Data block:
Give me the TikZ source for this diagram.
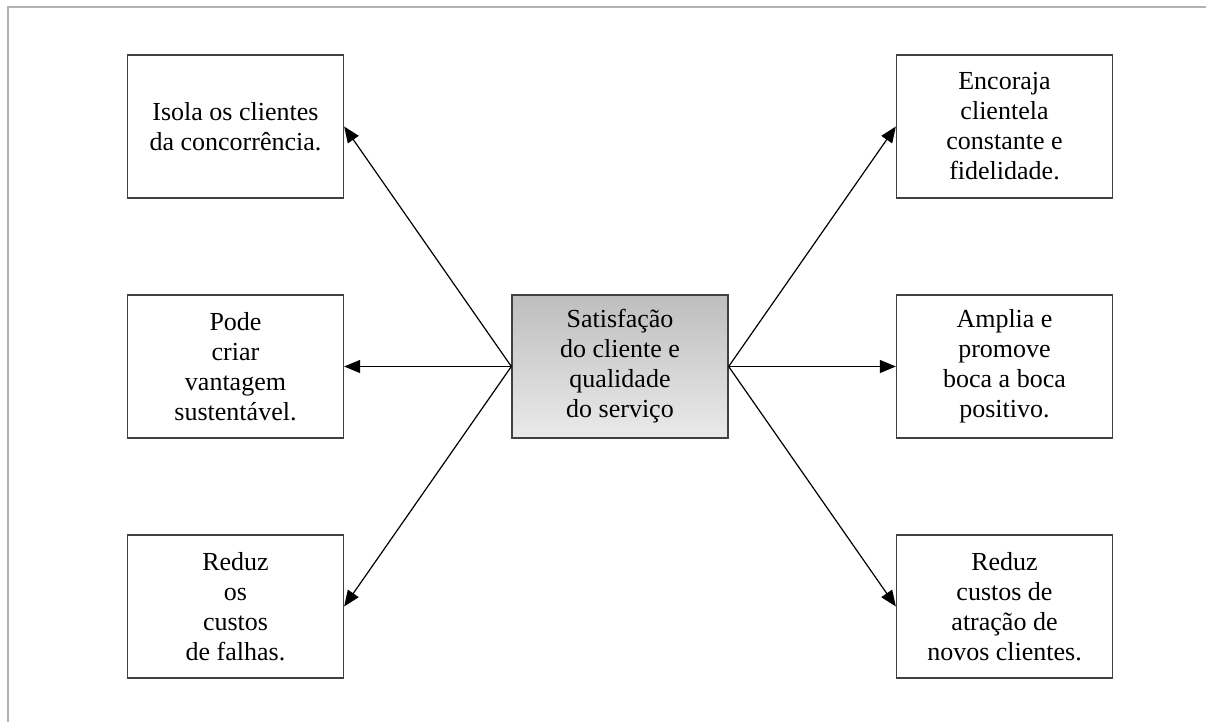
\documentclass[tikz,border=0pt]{standalone}
\usepackage{fontspec}
\setmainfont{Liberation Serif}
\usetikzlibrary{arrows.meta}
\definecolor{framegray}{RGB}{178,178,178}
\definecolor{boxedge}{RGB}{64,64,64}
\definecolor{shadetop}{RGB}{190,190,190}
\definecolor{shadebot}{RGB}{234,234,234}
\tikzset{
  infobox/.style={draw=boxedge, line width=1.3pt, fill=white,
    minimum width=216pt, minimum height=143pt, inner sep=0pt,
    align=center, font=\fontsize{26}{30}\selectfont},
  corebox/.style={infobox, fill=none, top color=shadetop, bottom color=shadebot},
  link/.style={draw=black, line width=1.2pt,
    -{Triangle[length=16pt,width=13pt]}}
}
\begin{document}
\begin{tikzpicture}[x=1pt,y=-1pt]
  \useasboundingbox (0,0) rectangle (1206,722);
  % page frame
  \draw[framegray, line width=2pt] (7.5,722) -- (7.5,7) -- (1206,7);

  % central box
  \node[corebox] (core) at (620,366.5) {Satisfação\\do cliente e\\qualidade\\do serviço};

  % left column
  \node[infobox] (tl) at (235.5,126.5) {Isola os clientes\\da concorrência.};
  \node[infobox] (ml) at (235.5,366.5) {Pode\\criar\\vantagem\\sustentável.};
  \node[infobox] (bl) at (235.5,606.5) {Reduz\\os\\custos\\de falhas.};

  % right column
  \node[infobox] (tr) at (1004.5,126.5) {Encoraja\\clientela\\constante e\\fidelidade.};
  \node[infobox] (mr) at (1004.5,366.5) {Amplia e\\promove\\boca a boca\\positivo.};
  \node[infobox] (br) at (1004.5,606.5) {Reduz\\custos de\\atração de\\novos clientes.};

  % connectors
  \draw[link] (core.west) -- (tl.east);
  \draw[link] (core.west) -- (ml.east);
  \draw[link] (core.west) -- (bl.east);
  \draw[link] (core.east) -- (tr.west);
  \draw[link] (core.east) -- (mr.west);
  \draw[link] (core.east) -- (br.west);
\end{tikzpicture}
\end{document}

What you need to do:
Make an exact copy of the data above, pictures excluded.

Exercise answer:
Give me the TikZ source for this diagram.
\documentclass[tikz,border=0pt]{standalone}
\usepackage{fontspec}
\setmainfont{Liberation Serif}
\usetikzlibrary{arrows.meta}
\definecolor{framegray}{RGB}{178,178,178}
\definecolor{boxedge}{RGB}{64,64,64}
\definecolor{shadetop}{RGB}{190,190,190}
\definecolor{shadebot}{RGB}{234,234,234}
\tikzset{
  infobox/.style={draw=boxedge, line width=1.3pt, fill=white,
    minimum width=216pt, minimum height=143pt, inner sep=0pt,
    align=center, font=\fontsize{26}{30}\selectfont},
  corebox/.style={infobox, fill=none, top color=shadetop, bottom color=shadebot},
  link/.style={draw=black, line width=1.2pt,
    -{Triangle[length=16pt,width=13pt]}}
}
\begin{document}
\begin{tikzpicture}[x=1pt,y=-1pt]
  \useasboundingbox (0,0) rectangle (1206,722);
  % page frame
  \draw[framegray, line width=2pt] (7.5,722) -- (7.5,7) -- (1206,7);

  % central box
  \node[corebox] (core) at (620,366.5) {Satisfação\\do cliente e\\qualidade\\do serviço};

  % left column
  \node[infobox] (tl) at (235.5,126.5) {Isola os clientes\\da concorrência.};
  \node[infobox] (ml) at (235.5,366.5) {Pode\\criar\\vantagem\\sustentável.};
  \node[infobox] (bl) at (235.5,606.5) {Reduz\\os\\custos\\de falhas.};

  % right column
  \node[infobox] (tr) at (1004.5,126.5) {Encoraja\\clientela\\constante e\\fidelidade.};
  \node[infobox] (mr) at (1004.5,366.5) {Amplia e\\promove\\boca a boca\\positivo.};
  \node[infobox] (br) at (1004.5,606.5) {Reduz\\custos de\\atração de\\novos clientes.};

  % connectors
  \draw[link] (core.west) -- (tl.east);
  \draw[link] (core.west) -- (ml.east);
  \draw[link] (core.west) -- (bl.east);
  \draw[link] (core.east) -- (tr.west);
  \draw[link] (core.east) -- (mr.west);
  \draw[link] (core.east) -- (br.west);
\end{tikzpicture}
\end{document}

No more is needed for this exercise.